Reflecting the lack of political unity around anything to do with firearms restrictions, the ATF has not had a Senate-confirmed director since 2015.
Chipman is a veteran of the agency who went on to work for a gun control advocacy group and there is no one “better to enforce gun laws,” a senior administration official said.
The official, who spoke on condition of anonymity, said Biden would be issuing six measures “to address the gun-violence health epidemic.”
Standing out is a proposed new rule to “stop proliferation of ghost guns,” as firearms built from home kits are known.
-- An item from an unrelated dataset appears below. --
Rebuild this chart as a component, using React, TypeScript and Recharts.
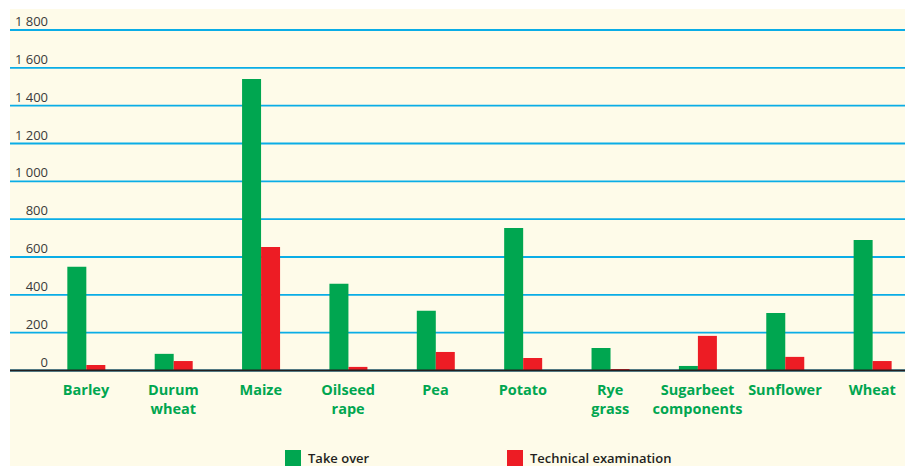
import React from 'react';
import { BarChart, Bar, XAxis, YAxis, CartesianGrid } from 'recharts';

const categories = [
  'Barley',
  'Durum\nwheat',
  'Maize',
  'Oilseed\nrape',
  'Pea',
  'Potato',
  'Rye\ngrass',
  'Sugarbeet\ncomponents',
  'Sunflower',
  'Wheat',
];
const takeOver = [549, 88, 1541, 458, 316, 753, 119, 24, 304, 690];
const technicalExamination = [29, 50, 653, 19, 98, 66, 8, 183, 72, 50];
const yTicks = [0, 200, 400, 600, 800, 1000, 1200, 1400, 1600, 1800];
const seriesNames = ['Take over', 'Technical examination'];

const GREEN = '#00A650';
const RED = '#ED1C24';
const BLUE = '#0AADE6';
const DARK = '#231F20';
const CREAM = '#FEFBE9';
const FONT = '"Open Sans", "DejaVu Sans", sans-serif';

const data = categories.map((c, i) => ({
  category: c,
  takeOver: takeOver[i],
  technical: technicalExamination[i],
}));

const fmt = (v: number) => {
  const s = String(v);
  if (s.length > 3) return s.slice(0, s.length - 3) + ' ' + s.slice(s.length - 3);
  return s;
};

const YTick = (props: any) => {
  const { y, payload } = props;
  return (
    <text x={48} y={y - 4} textAnchor="end" fontFamily={FONT} fontSize={13} fill="#3a3a3a">
      {fmt(payload.value)}
    </text>
  );
};

const XTick = (props: any) => {
  const { x, y, payload } = props;
  const lines = String(payload.value).split('\n');
  return (
    <text x={x} y={y} textAnchor="middle" fontFamily={FONT} fontSize={14.5} fontWeight={700} fill={GREEN}>
      {lines.map((l, i) => (
        <tspan key={i} x={x} dy={i === 0 ? 24.5 : 19}>
          {l}
        </tspan>
      ))}
    </text>
  );
};

export default function App() {
  return (
    <div
      style={{
        position: 'absolute',
        left: 0,
        top: 0,
        width: 905,
        height: 466,
        overflow: 'hidden',
        background: '#ffffff',
      }}
    >
      <div style={{ position: 'absolute', left: 10, top: 9, right: 0, bottom: 0, background: CREAM }} />
      <div style={{ position: 'absolute', left: 0, top: 0 }}>
        <BarChart
          width={916}
          height={466}
          data={data}
          margin={{ top: 30, right: 0, left: 0, bottom: 0 }}
          barGap={0}
        >
          <CartesianGrid vertical={false} stroke={BLUE} strokeWidth={1.8} />
          <YAxis
            width={10}
            domain={[0, 1800]}
            ticks={yTicks}
            axisLine={false}
            tickLine={false}
            tick={YTick}
            interval={0}
          />
          <XAxis
            dataKey="category"
            height={95.5}
            padding={{ left: 32.33, right: 0 }}
            axisLine={{ stroke: DARK, strokeWidth: 2 }}
            tickLine={false}
            tickSize={0}
            tickMargin={0}
            interval={0}
            tick={XTick}
          />
          <Bar dataKey="takeOver" name={seriesNames[0]} fill={GREEN} barSize={19} isAnimationActive={false} />
          <Bar dataKey="technical" name={seriesNames[1]} fill={RED} barSize={19} isAnimationActive={false} />
        </BarChart>
      </div>
      <div
        style={{
          position: 'absolute',
          left: 285,
          top: 450,
          width: 16,
          height: 16,
          background: GREEN,
        }}
      />
      <div
        style={{
          position: 'absolute',
          left: 308,
          top: 450,
          fontFamily: FONT,
          fontSize: 13,
          fontWeight: 600,
          color: DARK,
          lineHeight: '16px',
          whiteSpace: 'nowrap',
        }}
      >
        {seriesNames[0]}
      </div>
      <div
        style={{
          position: 'absolute',
          left: 507,
          top: 450,
          width: 16,
          height: 16,
          background: RED,
        }}
      />
      <div
        style={{
          position: 'absolute',
          left: 530,
          top: 450,
          fontFamily: FONT,
          fontSize: 13,
          fontWeight: 600,
          color: DARK,
          lineHeight: '16px',
          whiteSpace: 'nowrap',
        }}
      >
        {seriesNames[1]}
      </div>
    </div>
  );
}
The official said these homemade weapons are especially of concern because when found at crime scenes “they cannot be traced.”
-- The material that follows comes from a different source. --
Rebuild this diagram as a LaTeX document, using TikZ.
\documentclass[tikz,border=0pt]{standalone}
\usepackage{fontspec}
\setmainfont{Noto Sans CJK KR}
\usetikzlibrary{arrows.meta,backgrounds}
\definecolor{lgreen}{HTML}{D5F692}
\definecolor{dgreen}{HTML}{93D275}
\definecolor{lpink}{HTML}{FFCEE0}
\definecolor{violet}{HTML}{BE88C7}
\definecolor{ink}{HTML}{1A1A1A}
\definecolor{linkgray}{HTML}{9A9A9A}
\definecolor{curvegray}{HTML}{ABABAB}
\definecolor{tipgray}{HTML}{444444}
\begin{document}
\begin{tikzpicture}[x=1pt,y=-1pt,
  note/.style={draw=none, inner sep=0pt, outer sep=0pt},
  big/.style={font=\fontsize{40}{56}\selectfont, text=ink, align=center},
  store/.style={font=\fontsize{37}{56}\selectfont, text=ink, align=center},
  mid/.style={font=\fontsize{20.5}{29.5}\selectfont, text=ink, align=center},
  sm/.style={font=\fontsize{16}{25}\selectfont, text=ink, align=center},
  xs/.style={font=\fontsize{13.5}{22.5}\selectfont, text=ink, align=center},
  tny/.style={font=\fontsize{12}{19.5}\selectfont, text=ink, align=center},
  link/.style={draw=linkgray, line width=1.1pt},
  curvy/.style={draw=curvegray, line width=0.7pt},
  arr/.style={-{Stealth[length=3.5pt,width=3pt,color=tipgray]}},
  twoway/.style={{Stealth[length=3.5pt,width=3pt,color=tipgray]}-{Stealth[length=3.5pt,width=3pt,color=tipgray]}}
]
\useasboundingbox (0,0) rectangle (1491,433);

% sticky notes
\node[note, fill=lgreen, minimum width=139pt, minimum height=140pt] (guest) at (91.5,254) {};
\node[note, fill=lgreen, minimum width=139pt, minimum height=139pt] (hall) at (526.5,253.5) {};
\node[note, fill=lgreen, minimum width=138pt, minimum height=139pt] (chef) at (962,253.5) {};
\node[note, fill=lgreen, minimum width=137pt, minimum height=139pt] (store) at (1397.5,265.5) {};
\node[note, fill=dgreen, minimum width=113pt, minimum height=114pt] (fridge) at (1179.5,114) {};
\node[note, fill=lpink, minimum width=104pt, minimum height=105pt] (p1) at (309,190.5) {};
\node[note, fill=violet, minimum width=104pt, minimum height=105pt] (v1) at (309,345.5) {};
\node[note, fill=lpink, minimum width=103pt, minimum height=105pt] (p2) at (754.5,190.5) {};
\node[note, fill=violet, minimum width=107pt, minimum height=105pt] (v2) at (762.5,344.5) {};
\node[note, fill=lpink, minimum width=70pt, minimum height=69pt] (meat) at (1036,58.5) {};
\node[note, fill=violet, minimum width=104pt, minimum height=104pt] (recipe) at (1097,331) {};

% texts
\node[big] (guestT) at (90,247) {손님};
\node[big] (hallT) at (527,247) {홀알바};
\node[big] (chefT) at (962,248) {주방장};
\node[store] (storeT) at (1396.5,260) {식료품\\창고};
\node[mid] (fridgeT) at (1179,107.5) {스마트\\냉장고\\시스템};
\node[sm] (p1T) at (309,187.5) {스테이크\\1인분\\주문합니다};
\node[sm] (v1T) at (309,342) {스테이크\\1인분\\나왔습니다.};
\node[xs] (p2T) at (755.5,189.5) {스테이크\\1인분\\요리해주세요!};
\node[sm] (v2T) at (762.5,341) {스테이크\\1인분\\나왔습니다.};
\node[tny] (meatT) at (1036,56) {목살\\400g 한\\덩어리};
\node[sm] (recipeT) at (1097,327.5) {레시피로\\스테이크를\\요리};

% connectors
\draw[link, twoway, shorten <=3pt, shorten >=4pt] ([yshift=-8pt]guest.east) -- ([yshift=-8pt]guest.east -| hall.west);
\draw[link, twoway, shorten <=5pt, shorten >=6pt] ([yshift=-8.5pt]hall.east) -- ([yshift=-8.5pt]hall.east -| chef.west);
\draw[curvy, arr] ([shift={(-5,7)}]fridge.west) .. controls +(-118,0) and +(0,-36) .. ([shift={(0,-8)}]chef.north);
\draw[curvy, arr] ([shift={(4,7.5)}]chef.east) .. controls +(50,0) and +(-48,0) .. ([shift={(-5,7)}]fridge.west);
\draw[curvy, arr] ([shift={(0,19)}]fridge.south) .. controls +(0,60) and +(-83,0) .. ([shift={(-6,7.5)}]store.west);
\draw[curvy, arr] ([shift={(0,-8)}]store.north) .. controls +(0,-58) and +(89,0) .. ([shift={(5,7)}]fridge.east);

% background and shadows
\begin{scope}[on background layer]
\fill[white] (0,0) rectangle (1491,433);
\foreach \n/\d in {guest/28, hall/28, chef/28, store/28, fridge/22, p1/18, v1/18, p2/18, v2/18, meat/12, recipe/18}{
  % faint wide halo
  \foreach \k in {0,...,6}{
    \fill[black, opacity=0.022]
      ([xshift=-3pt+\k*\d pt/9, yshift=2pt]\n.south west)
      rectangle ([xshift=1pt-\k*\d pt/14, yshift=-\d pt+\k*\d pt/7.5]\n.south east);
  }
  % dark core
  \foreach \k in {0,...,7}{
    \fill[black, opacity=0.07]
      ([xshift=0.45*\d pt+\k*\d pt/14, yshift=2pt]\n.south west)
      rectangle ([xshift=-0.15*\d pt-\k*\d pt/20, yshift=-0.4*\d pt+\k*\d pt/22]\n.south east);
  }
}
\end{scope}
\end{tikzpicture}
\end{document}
Other measures include boosting support for agencies involved in tackling community violence and ordering the first comprehensive report on firearms trafficking in the United States since 2000.
Absent, however, will be any big measures on seeking to tighten overall gun laws, such as more background checks or ending the sale of powerful rifles often used in mass killings.
The official stressed that Thursday’s measures — where Biden is reportedly due to be accompanied by Attorney General Merrick Garland — are only “initial” steps.
Biden has long promised to get tough on a US gun culture that he says fuels an epidemic of mass shootings, as well as the even more deadly, yet less reported, daily stream of gun crimes and suicides.
The Democrat says he supports tighter background checks for firearms buyers and a ban on military-style rifles dubbed assault weapons. Both ideas face strong resistance in Congress.
Biden successfully backed an assault weapons ban in 1994 when he was a senator. The law expired a decade later, however, and has never been renewed, with Republicans increasingly rigid in opposing what they depict as an attack on the constitutional right to bear arms.